# Specialized Vice vs. Specialized Tactic vs. Fox Flux vs. 661 Recon



## Innota (Feb 22, 2012)

Hey guys. I am looking to buy a new trail helmet and I have found some candidates but I am not sure which one to pick.

Specialized Vice
Specialized Tactic
Fox Flux
661 Recon

The Vice and Tactic are the cheapest of them but I am not sure if they are better or worse than the others. Which helmet would you recommend? I am inclined to buy the Vice since it seems like most helmet for my money.


----------



## Sleevem1 (Aug 23, 2012)

I have worn the vice over the last year and just bought a 661 Recon. I found the vice fits my head better and I prefer the single dial adjuster on the back vs the two adjusters on the recon. I finally got the recon to fit the way i want by removing some padding that protects the top of your head. I would recommend trying them on if you can. 
The matte black recon i bought does look pretty sweet


----------



## madsedan (Aug 4, 2010)

Bump this, these are my short list for a new helmet as well. The new vice and tactic I tried on at the LBS felt nice.

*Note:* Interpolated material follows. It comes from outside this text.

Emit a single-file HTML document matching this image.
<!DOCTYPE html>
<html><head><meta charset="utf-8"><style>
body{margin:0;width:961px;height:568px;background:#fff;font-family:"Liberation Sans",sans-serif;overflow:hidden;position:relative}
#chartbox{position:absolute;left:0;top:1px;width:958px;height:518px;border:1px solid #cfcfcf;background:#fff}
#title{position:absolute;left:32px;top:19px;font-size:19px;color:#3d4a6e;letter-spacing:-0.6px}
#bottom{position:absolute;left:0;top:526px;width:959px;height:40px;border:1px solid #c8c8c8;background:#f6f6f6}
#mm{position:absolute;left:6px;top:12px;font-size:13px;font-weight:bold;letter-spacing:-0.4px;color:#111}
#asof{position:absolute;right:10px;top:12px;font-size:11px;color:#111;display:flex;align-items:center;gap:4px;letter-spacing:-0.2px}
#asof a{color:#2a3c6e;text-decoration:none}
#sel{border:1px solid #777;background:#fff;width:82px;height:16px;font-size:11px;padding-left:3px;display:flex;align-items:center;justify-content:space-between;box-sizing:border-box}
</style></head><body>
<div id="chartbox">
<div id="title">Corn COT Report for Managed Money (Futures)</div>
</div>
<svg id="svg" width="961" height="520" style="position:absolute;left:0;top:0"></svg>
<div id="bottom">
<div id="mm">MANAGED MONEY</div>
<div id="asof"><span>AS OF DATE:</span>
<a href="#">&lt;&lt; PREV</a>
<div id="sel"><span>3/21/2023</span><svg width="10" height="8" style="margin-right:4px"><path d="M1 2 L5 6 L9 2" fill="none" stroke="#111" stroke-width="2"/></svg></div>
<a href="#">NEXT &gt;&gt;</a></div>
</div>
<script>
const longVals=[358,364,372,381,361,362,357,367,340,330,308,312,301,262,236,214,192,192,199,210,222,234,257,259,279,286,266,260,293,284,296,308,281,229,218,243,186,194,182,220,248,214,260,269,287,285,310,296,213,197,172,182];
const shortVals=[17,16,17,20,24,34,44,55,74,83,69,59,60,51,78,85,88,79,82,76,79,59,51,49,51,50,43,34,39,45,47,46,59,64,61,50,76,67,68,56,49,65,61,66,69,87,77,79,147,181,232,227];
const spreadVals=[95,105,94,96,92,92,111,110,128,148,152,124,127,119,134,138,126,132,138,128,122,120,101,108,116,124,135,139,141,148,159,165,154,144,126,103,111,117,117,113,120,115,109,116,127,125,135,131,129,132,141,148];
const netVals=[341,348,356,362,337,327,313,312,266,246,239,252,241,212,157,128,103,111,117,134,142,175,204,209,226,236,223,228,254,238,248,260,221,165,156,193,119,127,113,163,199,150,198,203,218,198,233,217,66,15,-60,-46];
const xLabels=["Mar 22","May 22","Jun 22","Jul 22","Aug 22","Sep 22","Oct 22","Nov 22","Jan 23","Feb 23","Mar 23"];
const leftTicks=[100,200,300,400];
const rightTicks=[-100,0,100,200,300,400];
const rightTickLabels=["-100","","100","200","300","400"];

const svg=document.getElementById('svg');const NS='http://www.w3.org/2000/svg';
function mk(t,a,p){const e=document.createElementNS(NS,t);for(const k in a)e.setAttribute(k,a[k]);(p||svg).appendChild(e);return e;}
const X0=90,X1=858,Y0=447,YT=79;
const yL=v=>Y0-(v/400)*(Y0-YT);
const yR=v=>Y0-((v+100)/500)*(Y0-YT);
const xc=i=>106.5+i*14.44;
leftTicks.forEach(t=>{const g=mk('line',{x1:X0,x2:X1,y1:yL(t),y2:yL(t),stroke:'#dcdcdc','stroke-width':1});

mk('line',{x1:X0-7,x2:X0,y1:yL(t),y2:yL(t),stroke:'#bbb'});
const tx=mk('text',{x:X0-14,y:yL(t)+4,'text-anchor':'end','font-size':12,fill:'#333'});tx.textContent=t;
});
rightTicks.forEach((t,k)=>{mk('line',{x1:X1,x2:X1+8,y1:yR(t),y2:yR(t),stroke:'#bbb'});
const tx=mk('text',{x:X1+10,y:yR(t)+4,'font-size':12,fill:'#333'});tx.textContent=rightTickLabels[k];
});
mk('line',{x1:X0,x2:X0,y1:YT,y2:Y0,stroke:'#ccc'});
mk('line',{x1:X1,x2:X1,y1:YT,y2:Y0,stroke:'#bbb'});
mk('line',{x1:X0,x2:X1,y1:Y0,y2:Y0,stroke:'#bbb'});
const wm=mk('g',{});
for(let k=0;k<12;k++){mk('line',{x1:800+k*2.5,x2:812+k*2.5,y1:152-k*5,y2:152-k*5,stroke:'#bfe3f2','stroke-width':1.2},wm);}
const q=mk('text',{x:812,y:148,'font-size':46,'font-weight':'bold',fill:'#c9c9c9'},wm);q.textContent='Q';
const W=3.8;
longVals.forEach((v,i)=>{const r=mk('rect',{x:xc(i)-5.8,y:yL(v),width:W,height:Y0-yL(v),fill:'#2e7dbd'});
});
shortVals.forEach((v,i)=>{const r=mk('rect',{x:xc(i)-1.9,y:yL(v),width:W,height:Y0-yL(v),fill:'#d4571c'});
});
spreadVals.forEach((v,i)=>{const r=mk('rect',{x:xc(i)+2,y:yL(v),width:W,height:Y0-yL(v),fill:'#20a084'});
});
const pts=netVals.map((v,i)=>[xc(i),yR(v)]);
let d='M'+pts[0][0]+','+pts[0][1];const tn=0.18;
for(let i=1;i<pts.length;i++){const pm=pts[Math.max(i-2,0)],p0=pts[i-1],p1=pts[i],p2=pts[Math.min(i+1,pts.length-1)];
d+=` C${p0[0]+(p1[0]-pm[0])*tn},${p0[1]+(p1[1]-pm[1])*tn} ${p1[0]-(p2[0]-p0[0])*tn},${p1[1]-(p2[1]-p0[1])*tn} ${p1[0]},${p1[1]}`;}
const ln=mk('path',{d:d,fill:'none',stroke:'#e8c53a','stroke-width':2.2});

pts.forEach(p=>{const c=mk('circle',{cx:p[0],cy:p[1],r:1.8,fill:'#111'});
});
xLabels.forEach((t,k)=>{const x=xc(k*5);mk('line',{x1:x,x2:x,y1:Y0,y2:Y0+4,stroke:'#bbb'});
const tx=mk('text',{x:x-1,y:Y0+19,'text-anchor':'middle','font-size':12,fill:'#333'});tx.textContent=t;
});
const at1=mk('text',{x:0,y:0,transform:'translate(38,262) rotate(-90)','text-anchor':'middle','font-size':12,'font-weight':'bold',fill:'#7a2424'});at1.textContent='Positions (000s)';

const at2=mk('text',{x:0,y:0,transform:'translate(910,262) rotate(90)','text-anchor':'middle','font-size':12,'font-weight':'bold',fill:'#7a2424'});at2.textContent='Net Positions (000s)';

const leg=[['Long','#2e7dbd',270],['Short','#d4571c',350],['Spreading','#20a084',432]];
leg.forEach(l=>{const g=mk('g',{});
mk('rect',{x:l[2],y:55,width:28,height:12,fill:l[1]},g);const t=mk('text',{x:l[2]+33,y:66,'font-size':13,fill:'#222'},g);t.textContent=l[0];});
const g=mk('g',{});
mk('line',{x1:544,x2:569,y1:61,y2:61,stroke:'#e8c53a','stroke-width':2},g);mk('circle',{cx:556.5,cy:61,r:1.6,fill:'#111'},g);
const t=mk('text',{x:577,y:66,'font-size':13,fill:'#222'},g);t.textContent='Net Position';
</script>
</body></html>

I've been riding in a 661 Recon for about 2 years now, its ready to be replaced (stinky). 
If certainly by looks the flux/striker/recon are all very similar. To 99% of the buyers the flux and recon are the same helmet by looks alone.

The problem I have is that I don't have a Fox dealer local that I can try on the styker or flux.


----------



## brokebike (Jan 31, 2013)

I'm looking to pass along my new S/M Flux to someone else, if anyone is interested.


----------



## Zoo1424 (Jul 20, 2010)

I've used the Flux since 2010 & had no problems with it at all. Comfortable & well ventilated. That said, I got a Vice for Christmas. It seems to fit a tad more snug then the Flux, but I haven't had a chance to really get a ride in with it yet.(and probably won't for awhile as I'm using a Smith snowboard helmet when it's this cold out)


----------